The Seattle Flu Study
The Seattle Flu Study is a new major initiative beginning in 2019 to examine flu and other respiratory viruses and learn how they enter into a city, how they spread, and how they cause outbreaks in certain communities. Ultimately, the findings from this study will help to inform the development of new infrastructure systems to help prevent the spread of flu pandemics in Seattle and other metropolitan locations around the world. The Chu Lab is responsible for enrolling individuals at traditional sites of care (hospitals and clinics) as well as in community locations (transit stations, daycare facilities, homeless shelters, and college campuses). More information including kiosk locations and how you can participate can be found at https://seattleflu.org/.

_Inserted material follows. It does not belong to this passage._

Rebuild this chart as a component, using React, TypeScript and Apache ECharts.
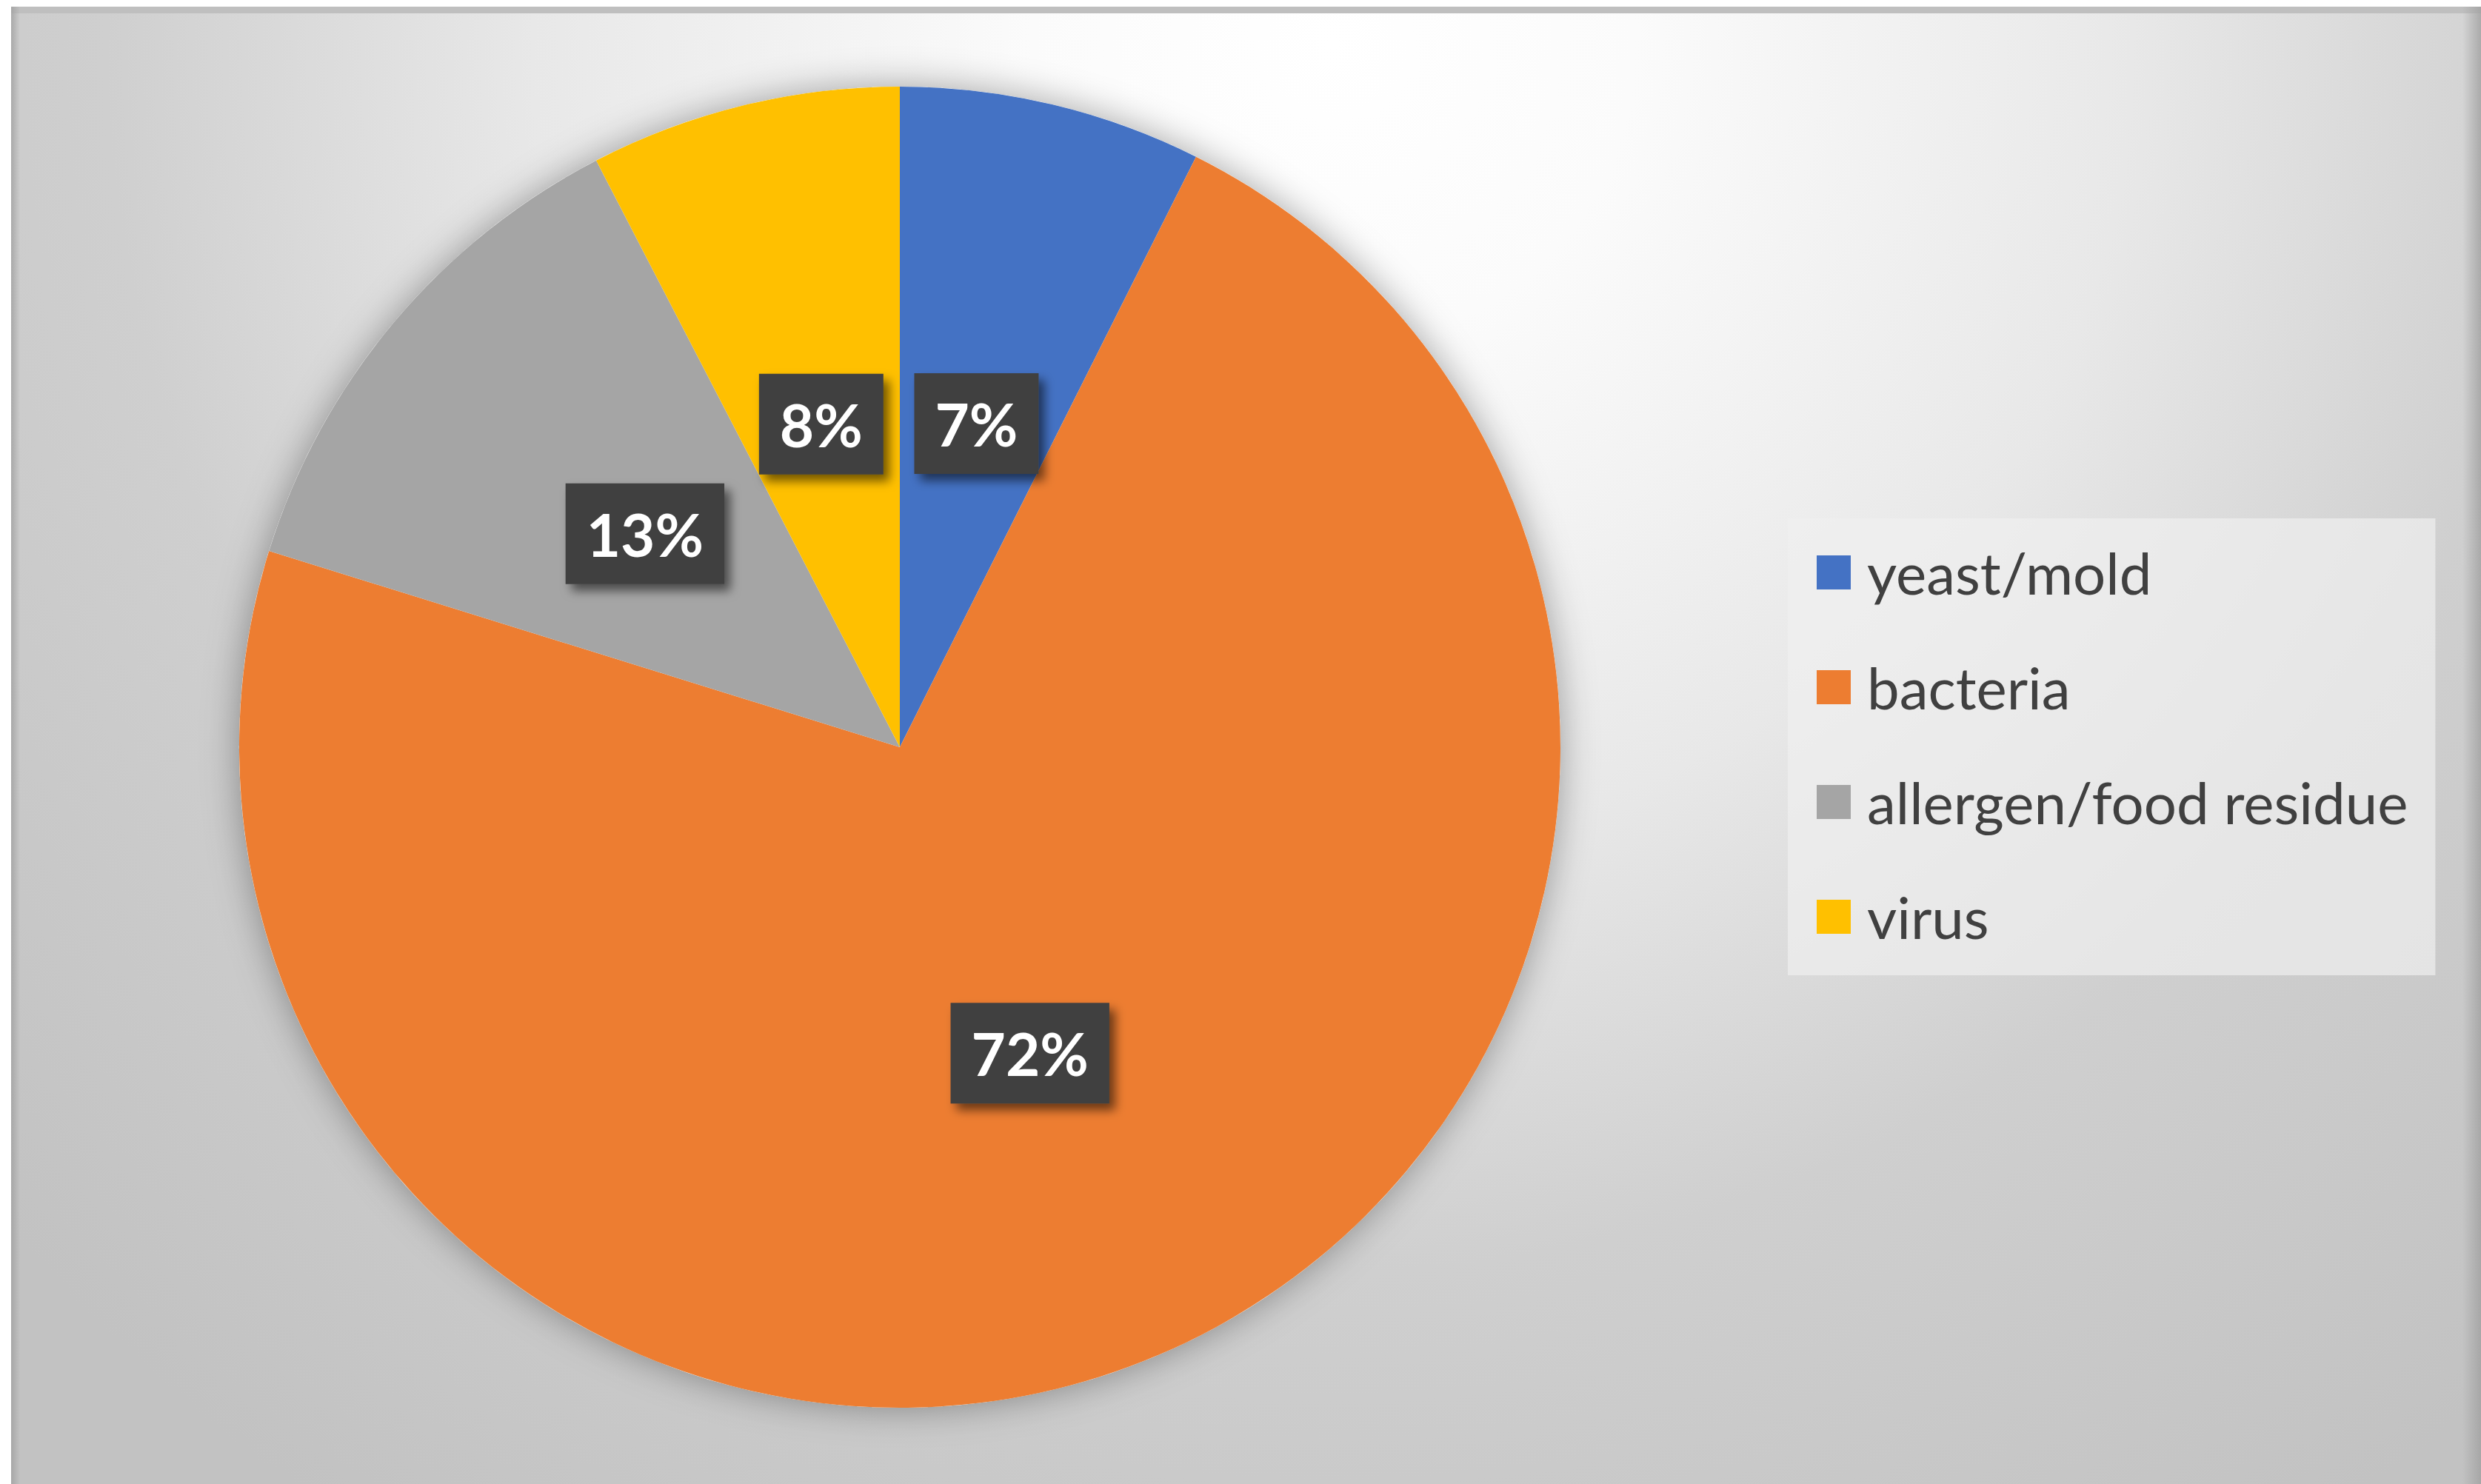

Maternal influenza immunization trial in Nepal
From 2011-2014 the Chu Lab enrolled over 3000 pregnant women in rural Nepal in an immunization trial and followed their progress for 6 months after childbirth, taking nasal swabs, blood and breast milk samples and demographic information for the study. The data collected is being used for a variety of studies looking at household transmission of viruses, mother-infant flu transmission, respiratory viral coinfections, serologic RSV infections, diarrhea and infant respiratory illnesses, cause of repeated rhinovirus infections and pneumococcal colonization correlated with influenza.
Transplacental antibody transfer in Alaska-Native mother-infant pairs
Beginning in 2010, the Chu Lab enrolled mother-infant pairs in rural Alaska and Seattle Washington to compare transplacental RSV and influenza antibody transfer and examine RSV burden of disease factors. Historically, Native populations in Alaska experience a disproportionately high burden of RSV and influenza due to lack of plumbing and hospital crowding, and RSV-associated infant hospitalization rates are 3 times higher than the general U.S. population. Examining transplacental antibody transfer in these mother-infant pairs could help in the development more successful population-specific treatment plans.
Group Health RSV surveillance and Flu vaccine efficacy
From 2011-2016 the Chu Lab was involved in a Seattle-based Flu vaccine efficacy study, and enrolled outpatients with respiratory symptoms to study the clinical presentation of RSV and genetic diversity of RSV in adults. The data collected is also being used to study whole genome sequencing of RSV and Acute Respiratory Infections in pregnant women.
Respiratory infections in hospitalized adults
Beginning in 2016, the Chu Lab has been collecting blood and nasal swab samples of adult inpatients at Harborview Medical Center in Seattle to study acute RSV and influenza infections. The data collected is being used to characterize clinical symptoms of flu vs. RSV and profile antibodies of both pathogens.